To evaluate the impact of an intensive dietary program for the treatment of iron-deficiency anemia in 34 intervention and 34 control boarding-school girls aged 12 to 17 years from Benin.
A quasi-experimental design consisting of 4 weeks of nutrition education combined with an increase in the content and bioavailability of dietary iron for 22 weeks was implemented in the intervention school, but not in the control school. Data were obtained from both groups from a nutrition knowledge questionnaire, 24-hour dietary recalls, anthropometric measurements, measurement of iron status indices, and screening for malarial and intestinal parasitic infections.

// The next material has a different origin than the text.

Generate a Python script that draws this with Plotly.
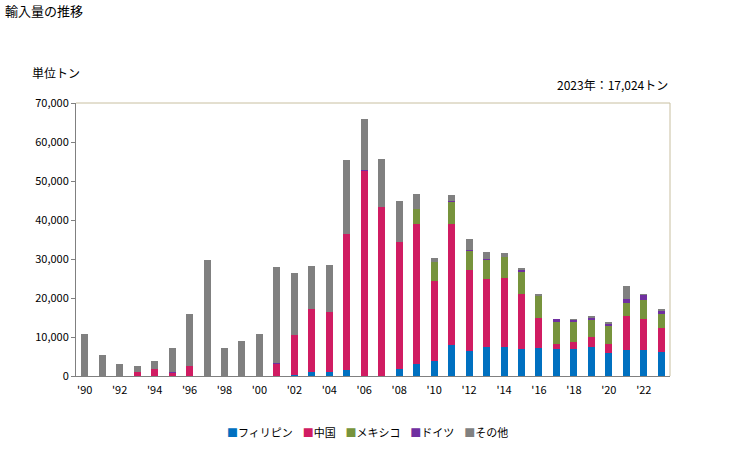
import plotly.graph_objects as go

years = list(range(1990, 2024))

philippines = [0, 0, 0, 0, 0, 0, 0, 0, 0, 0, 0,
               0, 250, 1000, 1000, 1500, 0, 0, 1800, 3100, 3850,
               7950, 6400, 7450, 7450, 6900, 7200, 6900, 6900, 7450, 5900,
               6670, 6670, 6160]
china = [0, 0, 0, 1000, 1800, 770, 2600, 0, 0, 0, 0,
         3100, 10250, 16200, 15400, 34900, 52600, 43400, 32600, 35900, 20550,
         31050, 20800, 17450, 17700, 14100, 7700, 1300, 1800, 2550, 2300,
         8730, 7930, 6140]
mexico = [0, 0, 0, 0, 0, 0, 0, 0, 0, 0, 0,
          0, 0, 0, 0, 0, 0, 0, 0, 3900, 4900,
          5650, 4900, 4900, 5350, 5700, 5800, 5660, 5400, 4370, 4630,
          3330, 4900, 3600]
germany = [0, 0, 0, 0, 0, 300, 0, 0, 0, 0, 0,
           300, 0, 0, 0, 0, 300, 0, 0, 0, 0,
           250, 200, 300, 0, 500, 0, 740, 300, 580, 520,
           1030, 1300, 800]
others = [10800, 5400, 3100, 1600, 2050, 6130, 13300, 29800, 7200, 9000, 10800,
          24600, 15900, 11000, 12100, 19000, 13100, 12300, 10500, 3800, 1000,
          1500, 2850, 1800, 1100, 500, 300, 0, 200, 200, 250,
          3340, 200, 324]

series = [
    ("フィリピン", philippines, "#0070C0"),
    ("中国", china, "#D01C62"),
    ("メキシコ", mexico, "#77933C"),
    ("ドイツ", germany, "#7030A0"),
    ("その他", others, "#808080"),
]

tick_years = list(range(1990, 2024, 2))
tick_text = ["'" + str(y)[2:] for y in tick_years]

font = "Noto Sans CJK JP"

fig = go.Figure()
for name, vals, color in series:
    fig.add_trace(go.Bar(x=years, y=vals, name=name, marker=dict(color=color, line=dict(width=0))))

# compact legend like the original: small square right next to the name
legend_text = "    ".join(
    f"<span style='color:{color}'>■</span>{name}" for name, _, color in series
)

fig.update_layout(
    template="none",
    barmode="stack",
    bargap=0.6,
    width=729,
    height=450,
    margin=dict(l=76, r=59, t=103, b=74, autoexpand=False),
    plot_bgcolor="white",
    paper_bgcolor="white",
    font=dict(family=font, size=11, color="#000000"),
    showlegend=False,
    xaxis=dict(range=[1989.5, 2023.5], tickvals=tick_years, ticktext=tick_text,
               showline=True, linecolor="#808080", linewidth=1, showgrid=False,
               zeroline=False, ticks="", automargin=False, ticklabelstandoff=4,
               tickfont=dict(size=11)),
    yaxis=dict(range=[0, 70000], dtick=10000, tickformat=",", showline=True,
               linecolor="#808080", linewidth=1, showgrid=False, zeroline=False,
               ticks="outside", ticklen=4, tickcolor="#808080", automargin=False,
               tickfont=dict(size=11)),
    shapes=[
        dict(type="line", xref="paper", yref="paper", x0=0, x1=1, y0=1, y1=1,
             line=dict(color="#C8BFA0", width=1)),
        dict(type="line", xref="paper", yref="paper", x0=1, x1=1, y0=0, y1=1,
             line=dict(color="#C8BFA0", width=1)),
    ],
    annotations=[
        dict(text="輸入量の推移", xref="paper", yref="paper", x=-0.1225, y=1.34,
             xanchor="left", yanchor="middle", showarrow=False, font=dict(size=13)),
        dict(text="単位トン", xref="paper", yref="paper", x=-0.0774, y=1.110,
             xanchor="left", yanchor="middle", showarrow=False, font=dict(size=12)),
        dict(text="2023年：17,024トン", xref="paper", yref="paper", x=1.0, y=1.066,
             xanchor="right", yanchor="middle", showarrow=False, font=dict(size=12)),
        dict(text=legend_text, xref="paper", yref="paper", x=0.49, y=-0.205,
             xanchor="center", yanchor="middle", showarrow=False, font=dict(size=11)),
    ],
)

# the page's default body margin would shift the chart by 8px
fig.write_html("out.html", config={"displayModeBar": False},
               post_script="document.body.style.margin='0';")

Nutrition knowledge scores and mean intakes of nutrients, including dietary iron, absorbable iron, and vitamin C, were significantly higher in the intervention group (p < .05) than in the control group after 26 weeks. Mean hemoglobin and serum ferritin values were also significantly higher in the intervention group than in the control group (122 vs. 112 g/L [p = .0002] and 32 vs. 19 microg/L [p = .04], respectively), whereas the prevalence of anemia (32% vs. 85% [p = .005] and iron-deficiency anemia (26% vs. 56% [p = .04]) was significantly lower in the intervention group than in the control group. No significant differences between the groups were observed in intestinal parasitic infections or malaria status postintervention.
A multidietary strategy aiming to improve available dietary iron can reduce iron-deficiency anemia in adolescent girls.